Today I'd like to complain about 9-5 jobs. What a ruckus. Do they not realize you have no time for you? And your piles? I'm so sore and tired when I get home that I can't make myself do anything. What is that? I hate it. So when a day off rolls around I only want to play and take naps but I have to tend to my piles and then the whole day is gone. How do people balance these things? How do people keep up with blogs??

I'm also angy because summer is over and I got very little dock time this year. We sure had a busy summer. Quitting jobs, crossing the globe, starting new jobs, foreign weddings, friend visits, etc. There was no time for Buddy and the Big Pink Kayak and now that things are settling down it all makes me very sad. I've had very little Sit and Think About Life Time and you that's what makes me happy.

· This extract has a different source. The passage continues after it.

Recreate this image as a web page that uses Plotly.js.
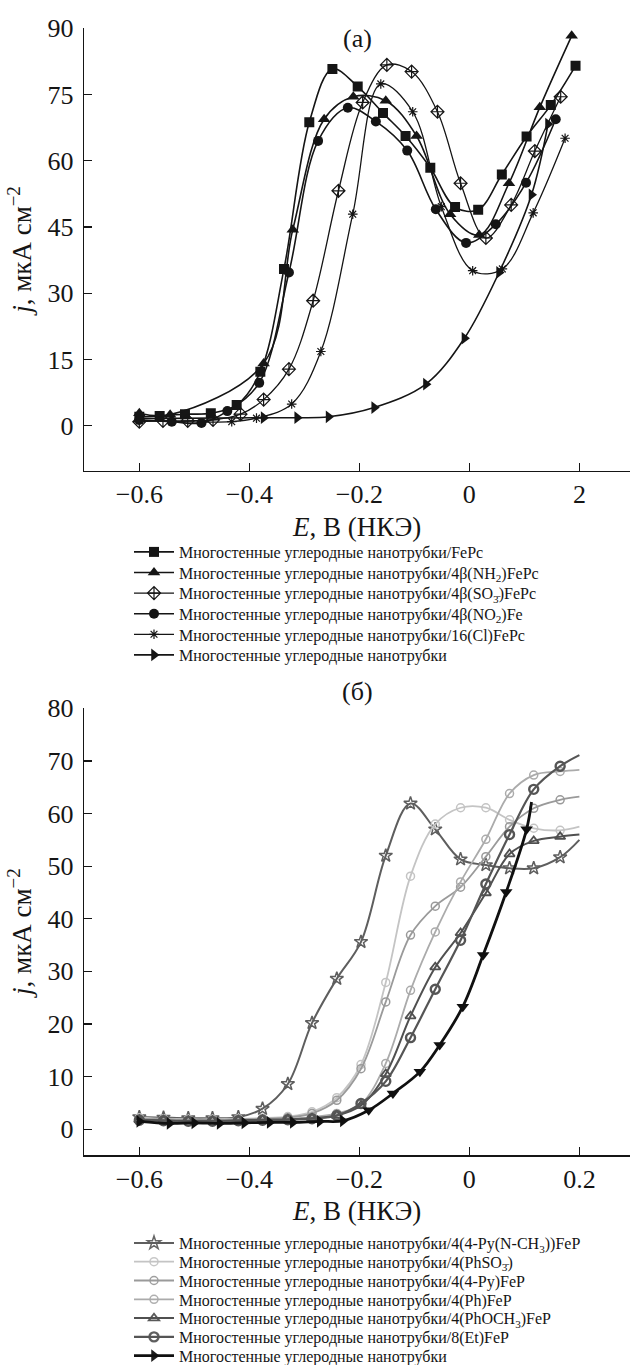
<!DOCTYPE html>
<html><head><meta charset="utf-8">
<script src="https://cdn.plot.ly/plotly-3.0.1.min.js"></script>
<style>html,body{margin:0;padding:0;background:#fff}</style>
</head><body><div id="chart" style="width:630px;height:1365px"></div>
<script>
// ---------- Panel (а) data ----------
const aNames = [
  'Многостенные углеродные нанотрубки/FePc',
  'Многостенные углеродные нанотрубки/4β(NH<sub>2</sub>)FePc',
  'Многостенные углеродные нанотрубки/4β(SO<sub>3̄</sub>)FePc',
  'Многостенные углеродные нанотрубки/4β(NO<sub>2</sub>)Fe',
  'Многостенные углеродные нанотрубки/16(Cl)FePc',
  'Многостенные углеродные нанотрубки'
];
const aFePcX = [-0.6, -0.563, -0.517, -0.470, -0.423, -0.380, -0.337, -0.291, -0.249, -0.203, -0.157, -0.116, -0.071, -0.026, 0.016, 0.059, 0.104, 0.148, 0.193];
const aFePcY = [2.0, 2.2, 2.6, 2.8, 4.7, 12.2, 35.5, 68.7, 80.8, 76.8, 70.8, 65.6, 58.4, 49.5, 48.9, 56.9, 65.5, 72.6, 81.5];
const aNH2X = [-0.6, -0.544, -0.374, -0.321, -0.264, -0.211, -0.152, -0.096, -0.035, 0.018, 0.072, 0.128, 0.186];
const aNH2Y = [2.8, 2.5, 14.1, 44.4, 69.4, 74.5, 73.6, 65.6, 47.9, 43.2, 54.9, 72.1, 88.3];
const aSO3X = [-0.6, -0.557, -0.512, -0.466, -0.416, -0.374, -0.328, -0.284, -0.238, -0.194, -0.150, -0.105, -0.058, -0.016, 0.030, 0.076, 0.119, 0.166];
const aSO3Y = [0.9, 1.1, 1.1, 1.3, 2.6, 5.9, 12.8, 28.3, 53.2, 73.2, 81.7, 80.2, 71.1, 54.9, 42.5, 50.0, 62.2, 74.5];
const aNO2X = [-0.6, -0.541, -0.487, -0.440, -0.382, -0.328, -0.275, -0.221, -0.170, -0.113, -0.061, -0.006, 0.048, 0.103, 0.157];
const aNO2Y = [1.3, 0.9, 0.6, 3.3, 9.7, 34.7, 64.5, 72.0, 68.9, 62.3, 49.0, 41.4, 45.6, 55.0, 69.4];
const aClX = [-0.6, -0.432, -0.387, -0.323, -0.270, -0.212, -0.161, -0.103, -0.051, 0.006, 0.060, 0.116, 0.174];
const aClY = [1.2, 0.9, 1.7, 4.9, 16.8, 47.9, 77.4, 71.1, 49.6, 35.1, 35.5, 48.2, 65.1];
const aCNTX = [-0.6, -0.374, -0.313, -0.256, -0.173, -0.079, -0.009, 0.054, 0.113, 0.143];
const aCNTY = [1.6, 1.8, 1.8, 2.0, 4.1, 9.4, 19.8, 34.7, 52.3, 68.3];
const aTickVals = [-0.6, -0.4, -0.2, 0, 0.2];
const aTickText = ['−0.6', '−0.4', '−0.2', '0', '2'];
const aYTicks = [0, 15, 30, 45, 60, 75, 90];

// ---------- Panel (б) data ----------
const bNames = [
  'Многостенные углеродные нанотрубки/4(4-Py(N-CH<sub>3</sub>))FeP',
  'Многостенные углеродные нанотрубки/4(PhSO<sub>3̄</sub>)',
  'Многостенные углеродные нанотрубки/4(4-Py)FeP',
  'Многостенные углеродные нанотрубки/4(Ph)FeP',
  'Многостенные углеродные нанотрубки/4(PhOCH<sub>3</sub>)FeP',
  'Многостенные углеродные нанотрубки/8(Et)FeP',
  'Многостенные углеродные нанотрубки'
];
const bX = [-0.6, -0.556, -0.511, -0.467, -0.420, -0.376, -0.330, -0.286, -0.241, -0.197, -0.152, -0.107, -0.062, -0.016, 0.030, 0.073, 0.117, 0.165, 0.2];
const bPyCH3Y = [2.3, 2.2, 2.1, 2.1, 2.3, 3.9, 8.6, 20.2, 28.6, 35.6, 52.0, 61.9, 57.0, 51.3, 50.2, 49.6, 49.6, 51.7, 55.0];
const bPhSO3Y = [2.2, 2.0, 1.9, 1.9, 2.0, 2.1, 2.4, 3.3, 6.0, 12.3, 27.9, 48.1, 58.0, 61.1, 61.1, 58.8, 57.2, 56.8, 57.5];
const bPyY    = [2.0, 1.9, 1.8, 1.8, 1.9, 2.0, 2.2, 3.0, 5.5, 11.5, 24.2, 36.9, 42.4, 46.0, 51.8, 57.5, 61.0, 62.6, 63.2];
const bPhY    = [1.9, 1.8, 1.7, 1.7, 1.8, 1.9, 2.0, 2.3, 3.0, 4.8, 12.5, 26.4, 37.5, 47.0, 55.1, 63.8, 67.3, 68.0, 68.3];
const bOCH3Y  = [1.8, 1.7, 1.6, 1.6, 1.7, 1.8, 1.9, 2.1, 2.6, 4.5, 10.5, 21.5, 30.8, 37.3, 44.9, 52.3, 54.8, 55.6, 56.0];
const bEtY    = [1.7, 1.6, 1.5, 1.5, 1.6, 1.7, 1.8, 2.0, 2.6, 4.9, 9.1, 17.4, 26.6, 35.9, 46.6, 56.0, 64.6, 69.0, 71.1];
const bCNTX = [-0.6, -0.545, -0.500, -0.454, -0.409, -0.363, -0.321, -0.272, -0.230, -0.183, -0.139, -0.090, -0.054, -0.012, 0.025, 0.067, 0.104, 0.113];
const bCNTY = [1.5, 1.1, 1.2, 1.1, 1.2, 1.3, 1.3, 1.5, 1.6, 3.6, 6.8, 10.9, 16.0, 23.3, 33.1, 45.1, 57.0, 62.2];
const bTickVals = [-0.6, -0.4, -0.2, 0, 0.2];
const bTickText = ['−0.6', '−0.4', '−0.2', '0', '0.2'];
const bYTicks = [0, 10, 20, 30, 40, 50, 60, 70, 80];

// ---------- styling ----------
const W = 630, H = 1365;
const FONT = '"Liberation Serif", "Times New Roman", serif';
const INK = '#151515';
const LEGFONT = 16;
const aLegRow0 = 552, aLegStep = 20.6;
const bLegRow0 = 1243, bLegStep = 18.8;
const legX = 129;

const aStyles = [
  {sym: 'square', size: 10, color: INK, lw: 1.6},
  {sym: 'triangle-up', size: 11, color: INK, lw: 1.6},
  {sym: 'diamond-cross-open', size: 10, color: INK, lw: 1.3, mlw: 1.2},
  {sym: 'circle', size: 10, color: INK, lw: 1.6},
  {sym: 'asterisk-open', size: 8, color: INK, lw: 1.3, mlw: 1.2},
  {sym: 'triangle-right', size: 11, color: INK, lw: 1.6}
];
const bStyles = [
  {sym: 'star-open', size: 10, color: '#5e5e5e', lw: 2, mlw: 1.5},
  {sym: 'circle-open', size: 8, color: '#c4c4c4', lw: 1.8, mlw: 1.5},
  {sym: 'circle-open', size: 8, color: '#9a9a9a', lw: 1.8, mlw: 1.5},
  {sym: 'circle-open', size: 8, color: '#ababab', lw: 1.8, mlw: 1.5},
  {sym: 'triangle-up-open', size: 9, color: '#505050', lw: 2, mlw: 1.8},
  {sym: 'circle-open', size: 9, color: '#555555', lw: 2.2, mlw: 2.4},
  {sym: 'triangle-right', size: 11, color: '#101010', lw: 2.8, arrowRule: true}
];

const traces = [];
let legendIdx = 0;
const legends = {};
function addTrace(x, y, name, st, xa, ya, rowY, hideLast) {
  legendIdx += 1;
  const lid = legendIdx === 1 ? 'legend' : 'legend' + legendIdx;
  const n = x.length;
  const symbol = st.arrowRule ? x.map(v => v < -0.2 ? 'triangle-right' : 'triangle-down') : st.sym;
  traces.push({
    type: 'scatter', mode: 'lines+markers', x: x, y: y, name: name,
    xaxis: xa, yaxis: ya, legend: lid,
    line: {color: st.color, width: st.lw, shape: 'spline', smoothing: 1},
    marker: {symbol: symbol, size: st.size, color: st.color,
      opacity: hideLast ? x.map((v, i) => i === n - 1 ? 0 : 1) : 1,
      line: {color: st.color, width: st.mlw || 0}},
    hoverinfo: 'x+y+name'
  });
  legends[lid] = {
    x: legX / W, xanchor: 'left', y: 1 - rowY / H, yanchor: 'middle',
    bgcolor: 'rgba(0,0,0,0)', borderwidth: 0, itemwidth: 40,
    font: {family: FONT, size: LEGFONT, color: INK}
  };
}

const aSeries = [[aFePcX, aFePcY], [aNH2X, aNH2Y], [aSO3X, aSO3Y], [aNO2X, aNO2Y], [aClX, aClY], [aCNTX, aCNTY]];
aSeries.forEach((s, i) => addTrace(s[0], s[1], aNames[i], aStyles[i], 'x', 'y', aLegRow0 + i * aLegStep, false));
const bSeries = [[bX, bPyCH3Y], [bX, bPhSO3Y], [bX, bPyY], [bX, bPhY], [bX, bOCH3Y], [bX, bEtY], [bCNTX, bCNTY]];
bSeries.forEach((s, i) => addTrace(s[0], s[1], bNames[i], bStyles[i], 'x2', 'y2', bLegRow0 + i * bLegStep, true));

function xAxis(tv, tt, anchor, range) {
  return {
    domain: [84.3 / W, 1], range: range, anchor: anchor,
    tickmode: 'array', tickvals: tv, ticktext: tt,
    ticks: 'inside', ticklen: 8, tickwidth: 1.2, tickcolor: INK,
    showline: true, linewidth: 1.5, linecolor: INK, mirror: false,
    showgrid: false, zeroline: false,
    tickfont: {family: FONT, size: 26, color: INK},
    title: {text: '<i>E</i>, В (НКЭ)', font: {family: FONT, size: 27, color: INK}, standoff: 8}
  };
}
function yAxis(tv, domain, anchor, range) {
  return {
    domain: domain, range: range, anchor: anchor,
    tickmode: 'array', tickvals: tv,
    ticks: 'inside', ticklen: 8, tickwidth: 1.2, tickcolor: INK,
    showline: true, linewidth: 1.5, linecolor: INK,
    showgrid: false, zeroline: false, ticklabelstandoff: 4,
    tickfont: {family: FONT, size: 26, color: INK},
    title: {text: '<i>j</i>, мкА см<sup>−2</sup>', font: {family: FONT, size: 27, color: INK}, standoff: 8}
  };
}

const layout = Object.assign({
  width: W, height: H,
  margin: {l: 0, r: 0, t: 0, b: 0, autoexpand: false},
  paper_bgcolor: '#fff', plot_bgcolor: '#fff',
  font: {family: FONT, size: LEGFONT, color: INK},
  showlegend: true,
  xaxis: xAxis(aTickVals, aTickText, 'y', [-0.7, 0.292]),
  yaxis: yAxis(aYTicks, [1 - 470.7 / H, 1 - 28.3 / H], 'x', [-10.2, 90]),
  xaxis2: xAxis(bTickVals, bTickText, 'y2', [-0.7, 0.292]),
  yaxis2: yAxis(bYTicks, [1 - 1155 / H, 1 - 708.3 / H], 'x2', [-4.9, 80]),
  annotations: [
    {text: '(а)', xref: 'paper', yref: 'paper', x: 357 / W, y: 1 - 22 / H, showarrow: false, font: {family: FONT, size: 26, color: INK}},
    {text: '(б)', xref: 'paper', yref: 'paper', x: 357 / W, y: 1 - 691 / H, showarrow: false, font: {family: FONT, size: 26, color: INK}}
  ]
}, legends);

Plotly.newPlot('chart', traces, layout, {displayModeBar: false, staticPlot: true});
</script></body></html>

I realized the sensation I've been feeling for a while now is homesickness but it doesn't go away when I'm home. It drifts off a bit when I'm out on the dock but it comes back as soon as it's time to come in. Budds and I did venture out just before sunset the other day and I took a few pictures with my phone. It was so beautiful out. The photos look like pictures of paintings.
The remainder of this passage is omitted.